To support this, EASA released Certification Memorandum CM-HF-001 (Issue 01), which provides detailed guidance on two critical safety objectives from the SORA framework:

• OSO #19: Systems must detect and help recover from human error

• OSO #20: Human-machine interfaces must be designed to minimize mistakes and support effective decision-making

This edition of the AirHub Knowledge Series explores what these objectives mean for operators and how these principles can be applied in real-world drone operations.

Why Human Factors Matter in Drone Operations

Whether operating a drone-in-a-box setup from a remote location or coordinating complex multi-pilot missions, humans remain at the center of the operational decision loop. Errors can stem from:

• Misinterpreting system status

• Poor interface design (e.g., ambiguous button labels)

• Stressful or unclear operational procedures

The goal of both OSO #19 and #20 is to minimize human error and improve decision reliability, especially during high-stakes or complex missions.

OSO #19 – Detecting and Recovering from Human Errors

According to EASA, systems should be designed to help operators:

• Avoid making mistakes (e.g., by locking out unsafe commands)

• Recognize errors early (e.g., clear visual or auditory alerts)

• Recover from errors before they escalate (e.g., safe-mode activation)

For operations in SAIL III, this requires at least a low level of assurance, meaning you must declare and justify the design choices that reduce the chance of human error.

Examples include:

• Confirmation prompts for critical actions like arming the FTS or switching flight modes

• Automatic status monitoring (e.g., battery health or GPS quality)

• Physical barriers or interlocks to avoid accidental activation of key systems

OSO #20 – Human-Machine Interface (HMI) Design

A well-designed interface helps the operator:

• Understand system status at a glance

• Receive and interpret warnings or alerts clearly

• Perform tasks confidently and without ambiguity

EASA highlights that HMI design must be intuitive, especially for remote pilot stations, tablets, or multi-control setups.

At a minimum, your interface should:

• Use standard color codes (green = safe, amber = caution, red = warning)

• Display key system information clearly (e.g., mode, position, health, telemetry)

• Provide quick, unambiguous feedback after every operator input

• Avoid information overload or confusing visual layouts

Depending on the complexity of your setup, EASA expects some level of human factors validation, from usability walkthroughs to full scenario-based testing with representative users.

The Feedback Loop: How Operators Interact with Systems

EASA identifies five essential elements of HMI feedback loops in UAS operations:

1. Detect – The system or operator identifies an issue or change

2. Decide – The operator interprets the data and determines a course of action

3. Command – A control input is made (e.g., return-to-home triggered)

4. Execute – The system carries out the command

5. Feedback – The system confirms the action and provides updated status

If any link in this loop is weak (e.g., poor feedback, unclear options), error risk increases.
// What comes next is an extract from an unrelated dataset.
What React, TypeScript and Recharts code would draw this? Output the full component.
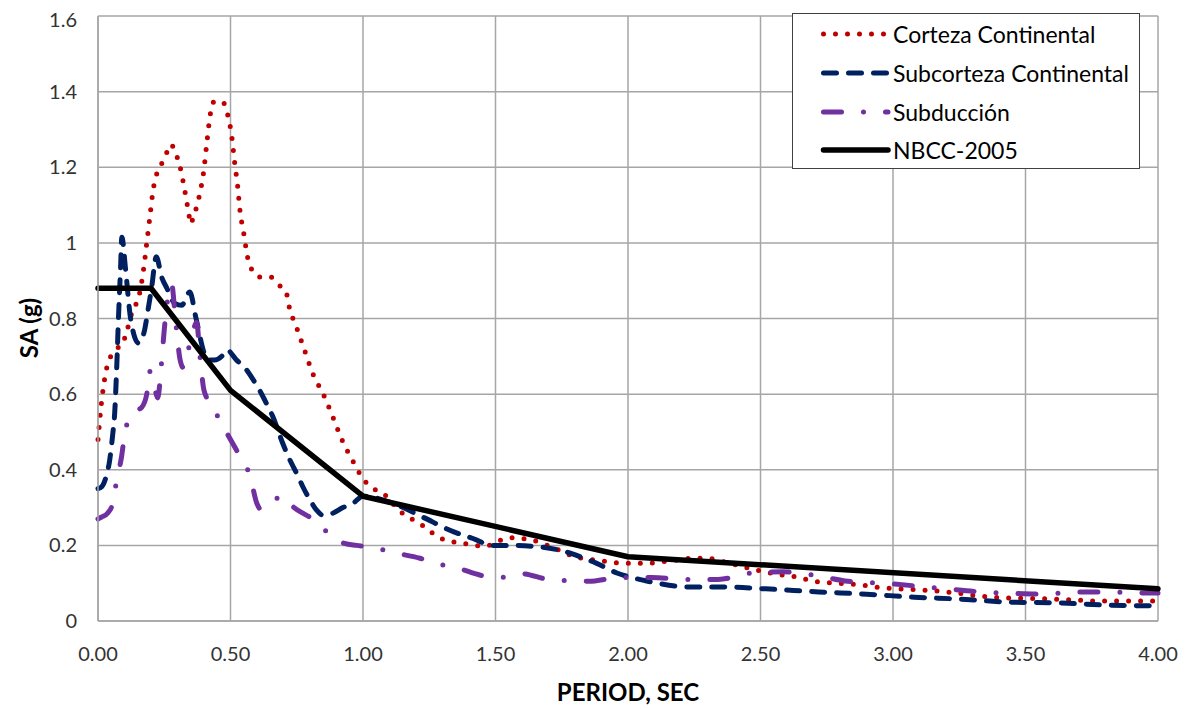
import { LineChart, Line, XAxis, YAxis, CartesianGrid, Legend, Label } from "recharts";

// period (s) and spectral acceleration (g) per record group
const cortezaT = [0, 0.012, 0.03, 0.048, 0.07, 0.09, 0.11, 0.13, 0.155, 0.17, 0.184, 0.196, 0.206, 0.225, 0.25, 0.274, 0.297, 0.31, 0.327, 0.342, 0.35, 0.36, 0.372, 0.384, 0.399, 0.41, 0.425, 0.44, 0.474, 0.489, 0.505, 0.516, 0.527, 0.535, 0.55, 0.565, 0.58, 0.61, 0.65, 0.68, 0.71, 0.72, 0.75, 0.78, 0.81, 0.85, 0.886, 0.92, 0.96, 1.007, 1.04, 1.08, 1.14, 1.22, 1.29, 1.38, 1.46, 1.55, 1.63, 1.72, 1.8, 1.89, 1.98, 2.07, 2.17, 2.25, 2.3, 2.38, 2.47, 2.56, 2.64, 2.7, 2.79, 2.88, 2.96, 3.05, 3.15, 3.24, 3.33, 3.42, 3.5, 3.6, 3.68, 3.77, 4.0];
const cortezaSA = [0.48, 0.57, 0.66, 0.7, 0.72, 0.73, 0.77, 0.82, 0.86, 0.92, 1.0, 1.07, 1.13, 1.19, 1.22, 1.26, 1.23, 1.2, 1.14, 1.08, 1.05, 1.07, 1.095, 1.13, 1.19, 1.26, 1.345, 1.375, 1.37, 1.34, 1.28, 1.21, 1.15, 1.09, 1.025, 0.96, 0.93, 0.91, 0.91, 0.89, 0.87, 0.835, 0.775, 0.715, 0.655, 0.6, 0.54, 0.48, 0.425, 0.37, 0.35, 0.335, 0.29, 0.255, 0.22, 0.205, 0.198, 0.22, 0.215, 0.193, 0.17, 0.16, 0.153, 0.153, 0.16, 0.166, 0.166, 0.153, 0.137, 0.124, 0.116, 0.105, 0.1, 0.095, 0.088, 0.084, 0.08, 0.074, 0.066, 0.061, 0.06, 0.058, 0.056, 0.053, 0.053];

const subcortezaT = [0, 0.014, 0.03, 0.044, 0.055, 0.063, 0.07, 0.078, 0.085, 0.09, 0.104, 0.123, 0.153, 0.176, 0.187, 0.202, 0.22, 0.24, 0.26, 0.29, 0.316, 0.346, 0.37, 0.4, 0.414, 0.44, 0.467, 0.486, 0.523, 0.554, 0.584, 0.61, 0.636, 0.66, 0.697, 0.724, 0.75, 0.773, 0.8, 0.825, 0.848, 0.886, 0.924, 0.96, 1.0, 1.127, 1.225, 1.328, 1.43, 1.48, 1.554, 1.667, 1.78, 1.83, 1.88, 1.958, 2.056, 2.11, 2.23, 2.36, 2.52, 2.72, 2.9, 3.08, 3.25, 3.44, 3.62, 3.81, 4.0];
const subcortezaSA = [0.35, 0.355, 0.38, 0.425, 0.49, 0.55, 0.66, 0.815, 0.93, 1.015, 0.93, 0.8, 0.735, 0.77, 0.815, 0.88, 0.963, 0.91, 0.88, 0.84, 0.835, 0.87, 0.8, 0.71, 0.69, 0.69, 0.7, 0.717, 0.69, 0.67, 0.64, 0.61, 0.575, 0.54, 0.47, 0.426, 0.39, 0.355, 0.32, 0.293, 0.28, 0.285, 0.3, 0.31, 0.33, 0.307, 0.275, 0.24, 0.214, 0.2, 0.2, 0.196, 0.18, 0.167, 0.153, 0.127, 0.108, 0.1, 0.09, 0.09, 0.085, 0.077, 0.071, 0.063, 0.058, 0.05, 0.048, 0.042, 0.04];

const subduccionT = [0, 0.014, 0.036, 0.055, 0.07, 0.089, 0.1, 0.116, 0.14, 0.165, 0.184, 0.195, 0.21, 0.225, 0.24, 0.25, 0.265, 0.278, 0.292, 0.31, 0.322, 0.338, 0.36, 0.372, 0.385, 0.4, 0.43, 0.46, 0.508, 0.54, 0.573, 0.6, 0.615, 0.63, 0.665, 0.7, 0.74, 0.773, 0.81, 0.85, 0.886, 0.93, 0.976, 1.026, 1.12, 1.215, 1.27, 1.357, 1.45, 1.52, 1.6, 1.7, 1.85, 1.97, 2.09, 2.22, 2.34, 2.47, 2.585, 2.71, 2.83, 2.96, 3.08, 3.2, 3.33, 3.45, 3.57, 3.7, 3.82, 3.94, 4.0];
const subduccionSA = [0.27, 0.275, 0.285, 0.31, 0.37, 0.435, 0.49, 0.535, 0.555, 0.565, 0.6, 0.66, 0.63, 0.59, 0.685, 0.77, 0.86, 0.89, 0.8, 0.69, 0.67, 0.71, 0.77, 0.79, 0.7, 0.61, 0.57, 0.53, 0.47, 0.43, 0.385, 0.31, 0.295, 0.3, 0.32, 0.33, 0.3, 0.285, 0.27, 0.245, 0.22, 0.205, 0.2, 0.196, 0.18, 0.166, 0.153, 0.14, 0.12, 0.115, 0.125, 0.11, 0.105, 0.115, 0.115, 0.11, 0.11, 0.127, 0.13, 0.12, 0.105, 0.1, 0.093, 0.085, 0.077, 0.073, 0.071, 0.077, 0.077, 0.074, 0.074];

const nbccT = [0, 0.2, 0.5, 1.0, 2.0, 4.0];
const nbccSA = [0.88, 0.88, 0.61, 0.33, 0.17, 0.085];

const xTicks = [0, 0.5, 1, 1.5, 2, 2.5, 3, 3.5, 4];
const yTicks = [0, 0.2, 0.4, 0.6, 0.8, 1, 1.2, 1.4, 1.6];
const yTickLabels = ["0", "0.2", "0.4", "0.6", "0.8", "1", "1.2", "1.4", "1.6"];

const toPoints = (t: number[], sa: number[]) => t.map((x, i) => ({ t: x, sa: sa[i] }));

const FONT = "Lato, 'Open Sans', sans-serif";
const GRID = "#a6a6a6";

const series = [
  { name: "Corteza Continental", data: toPoints(cortezaT, cortezaSA), color: "#c00000", dash: "0 12", width: 5, type: "monotone" },
  { name: "Subcorteza Continental", data: toPoints(subcortezaT, subcortezaSA), color: "#002060", dash: "13 12", width: 5, type: "monotone" },
  { name: "Subducción", data: toPoints(subduccionT, subduccionSA), color: "#7030a0", dash: "18 22 0 22", width: 5, type: "monotone" },
  { name: "NBCC-2005", data: toPoints(nbccT, nbccSA), color: "#000000", dash: undefined, width: 5.5, type: "linear" },
];

function LegendBox() {
  return (
    <div style={{ border: "1px solid #404040", background: "#fff", width: 348, height: 156, boxSizing: "border-box", paddingTop: 1, fontFamily: FONT }}>
      {series.map(s => (
        <div key={s.name} style={{ display: "flex", alignItems: "center", height: 38.7 }}>
          <svg width={100} height={14}>
            <line x1={30.5} y1={7} x2={95} y2={7} stroke={s.color} strokeWidth={s.width} strokeDasharray={s.dash} strokeLinecap="round" />
          </svg>
          <span style={{ fontSize: 23, color: "#000", marginLeft: 0 }}>{s.name}</span>
        </div>
      ))}
    </div>
  );
}

export default function App() {
  return (
    <LineChart width={1179} height={701} margin={{ top: 8, right: 29, bottom: 28, left: 0 }}>
      <CartesianGrid stroke={GRID} strokeWidth={1.5} />
      <XAxis
        type="number"
        dataKey="t"
        domain={[0, 4]}
        ticks={xTicks}
        tickFormatter={v => Number(v).toFixed(2)}
        tick={{ fontSize: 20, fill: "#333", fontFamily: FONT }}
        tickLine={false}
        tickSize={0}
        tickMargin={26}
        axisLine={{ stroke: GRID, strokeWidth: 1.5 }}
        height={60}
      >
        <Label
          content={() => (
            <text x={620} y={693} textAnchor="middle" fontFamily={FONT} fontWeight="bold" fontSize={24} fill="#000">
              PERIOD, SEC
            </text>
          )}
        />
      </XAxis>
      <YAxis
        type="number"
        domain={[0, 1.6]}
        ticks={yTicks}
        tickFormatter={(v, i) => yTickLabels[i] ?? String(v)}
        tick={{ fontSize: 20, fill: "#333", fontFamily: FONT }}
        tickLine={false}
        tickSize={0}
        tickMargin={21}
        axisLine={{ stroke: GRID, strokeWidth: 1.5 }}
        width={90}
      >
        <Label
          content={() => (
            <text x={20} y={320} transform="rotate(-90 20 320)" textAnchor="middle" dominantBaseline="central" fontFamily={FONT} fontWeight="bold" fontSize={24} fill="#000">
              SA (g)
            </text>
          )}
        />
      </YAxis>
      <Legend
        layout="horizontal"
        verticalAlign="middle"
        align="center"
        content={() => <LegendBox />}
        wrapperStyle={{ top: 5, left: 784, width: 348, height: 156 }}
      />
      {series.map(s => (
        <Line
          key={s.name}
          name={s.name}
          data={s.data}
          dataKey="sa"
          type={s.type as any}
          stroke={s.color}
          strokeWidth={s.width}
          strokeDasharray={s.dash}
          strokeLinecap="round"
          strokeLinejoin="round"
          dot={false}
          activeDot={false}
          isAnimationActive={false}
        />
      ))}
    </LineChart>
  );
}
A good HMI design supports all five stages clearly and reliably.

How AirHub Supports Better HMI and Error Management

At AirHub, we integrate human factors thinking directly into our software and services:

• Clear workflows in our Drone Operations Center (DOC), including visual status indicators and confirmations for critical steps

• Pre- and post-flight checklists aligned with your operations manual and user manual

• Scenario testing support as part of our consultancy services for SORA authorizations

• Customizable training support to ensure your pilots know how to use systems under both normal and abnormal conditions

We also support clients in documenting compliance with OSO #19 and #20, including declarations, evidence collection, and usability validations.

Final Thoughts

HMI design and human error prevention are no longer just best practices, they are regulatory requirements for advanced drone operations. By prioritizing clear interfaces, predictable workflows, and scenario-based testing, operators can reduce risk, improve safety, and meet SORA expectations for SAIL III and beyond.

Whether you are working on your SORA documentation, evaluating a CMU, or training your team, these principles will keep your operation safe, efficient, and future-ready.

If you would like help evaluating your interface or ensuring OSO compliance, our team is ready to support you.

Following our previous discussion on Step 4 of SORA: Initial Air Risk Class (ARC) Determination, we now focus on Step 5, which involves the application of strategic mitigations to reduce the risk of mid-air collisions.

This step is essential for reducing the initial Air Risk Class (ARC), making drone operations safer and ensuring regulatory compliance. Strategic mitigations are applied before the flight to proactively limit the exposure to risk, either by operational restrictions or by utilizing airspace structures and rules.

What Are Strategic Mitigations?

Strategic mitigations are pre-flight risk reduction measures aimed at lowering the probability of a UAS encountering a manned aircraft in the operational airspace. These mitigations modify the Initial ARC and result in a Residual ARC, which determines the necessary level of tactical mitigations in subsequent steps.

Strategic mitigations can be classified into two main categories:

1. Operational Restrictions – Measures that the UAS operator directly controls.

2. Common Airspace Structures and Rules – Measures that are controlled by the Competent Authority or ANSP (Air Navigation Service Provider) and must be followed by all airspace users.

Strategic Mitigation by Operational Restrictions

Operational restrictions are mitigation strategies that limit the operational exposure of the UAS, thereby reducing the likelihood of encounters with manned aircraft. These mitigations include:

1. Geographical boundaries

• Limiting the operational volume to specific areas where manned aircraft operations are rare.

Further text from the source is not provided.